Sin embargo, tan irrisorio fue el
resultado que alcanzó el desasosiego y la desilusión, se acrecentó su pesimismo
y apatía, se vio impotente ante la bárbara cerrazón española, se consolidó su
depresión patológica, su misantropía, su desprecio por la sociedad de su época
«… porque solo se puede soportar a las gentes los quince primeros días que se
las conoce» («Las casas nuevas», «La Revista Española», 13 de septiembre de
1833). Romántico, hastiado y abatido, el desamor lo remató.
Hoy poco ha cambiado esta maldita y
necia tierra. Rincón de cobardes, oportunistas y nepotistas, cada vez más
retrasada. Eternamente a la cola, arrastrándose, humillada y asfixiada, por
entre el fango y el polvo de quienes van en cabeza; condenada a repetir los
mismos errores, sin interés por enmendarse, por aprender.
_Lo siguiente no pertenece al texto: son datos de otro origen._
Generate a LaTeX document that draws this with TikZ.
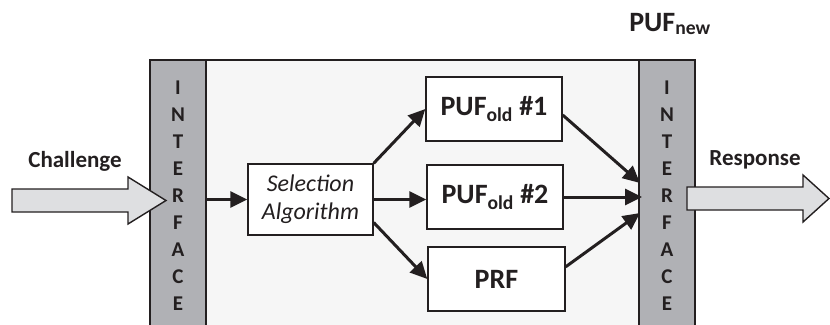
\documentclass[tikz,border=0pt]{standalone}
\usepackage{fontspec}
\setmainfont{Carlito}
\usetikzlibrary{arrows.meta}
\definecolor{inkgray}{RGB}{35,31,32}
\definecolor{stripgray}{RGB}{176,177,181}
\definecolor{panelgray}{RGB}{246,246,246}
\definecolor{blockgray}{RGB}{222,223,225}

\begin{document}
\begin{tikzpicture}[
          x=1pt, y=-1pt,
          unit/.style={rectangle, draw=inkgray, fill=white, line width=1.4pt, minimum width=136pt, minimum height=64pt, inner sep=0pt, font=\fontsize{28}{30}\selectfont\bfseries, text=inkgray},
          iface/.style={rectangle, draw=inkgray, fill=stripgray, line width=1.6pt, minimum width=56pt, minimum height=272pt, inner sep=0pt, align=center, font=\fontsize{21}{27}\selectfont\bfseries, text=inkgray},
          arrow/.style={-{Triangle[length=17pt,width=16pt]}, line width=3pt, draw=inkgray},
          fat/.style={draw=inkgray, fill=blockgray, line width=1.4pt, line join=miter},
          iolabel/.style={font=\fontsize{23}{26}\selectfont\bfseries, text=inkgray}
        ]
          \clip (0,0) rectangle (830,324);
          \draw[line width=1.6pt, draw=inkgray, fill=panelgray] (150,60) rectangle (695,332);

          \node[iface] (ifl) at (178,196) {I\\N\\T\\E\\R\\F\\A\\C\\E};
          \node[iface] (ifr) at (667,196) {I\\N\\T\\E\\R\\F\\A\\C\\E};

          \node[unit, minimum width=125pt, minimum height=71pt, align=center, font=\fontsize{24}{28}\selectfont\itshape] (sel) at (310.5,199.5) {Selection\\Algorithm};
          \node[unit] (puf1) at (494,109) {PUF\textsubscript{old} \#1};
          \node[unit] (puf2) at (495,197) {PUF\textsubscript{old} \#2};
          \node[unit, minimum width=137pt] (prf) at (496.5,279) {PRF};

          \node[iolabel] (chal) at (75,161) {Challenge};
          \node[iolabel] (resp) at (755,160) {Response};
          \node[font=\fontsize{28}{30}\selectfont\bfseries, text=inkgray] (pufnew) at (670,24) {PUF\textsubscript{new}};

          \coordinate (in1) at (640,183);
          \coordinate (in2) at (642,198);
          \coordinate (in3) at (640,213);
          \coordinate (chaltip) at (166,200.5);
          \coordinate (resptip) at (829,198.5);

          \draw[arrow] (ifl.east |- sel.west) -- (sel.west);
          \draw[arrow] (sel.north east) -- (puf1.west);
          \draw[arrow] (sel.east) -- (sel.east -| puf2.west);
          \draw[arrow] (sel.-20) -- (prf.west);
          \draw[arrow] (puf1.-5) -- (in1);
          \draw[arrow] (puf2.east) -- (puf2.east -| in2);
          \draw[arrow] (prf.10) -- (in3);

          \draw[fat] (chaltip) -- ++(-38,-23.5) -- ++(0,12) -- ++(-116,0) -- ++(0,23) -- ++(116,0) -- ++(0,12) -- cycle;
          \draw[fat] (resptip) -- ++(-26,-23.5) -- ++(0,12) -- ++(-116,0) -- ++(0,23) -- ++(116,0) -- ++(0,12) -- cycle;
        \end{tikzpicture}
\end{document}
Yo, el 13 de febrero, recordaré la efeméride como de
costumbre: leyendo algunos de sus textos, seleccionados al azar de entre sus
Obras completas. Y, cuando concluya, le advertiré, con profunda desesperanza:
«Lo lamento, maestro, aquí todo continúa igual… Ciento setenta y cinco años
después, España sigue siendo la misma».
surdecordoba.com, 1 de febrero de 2012.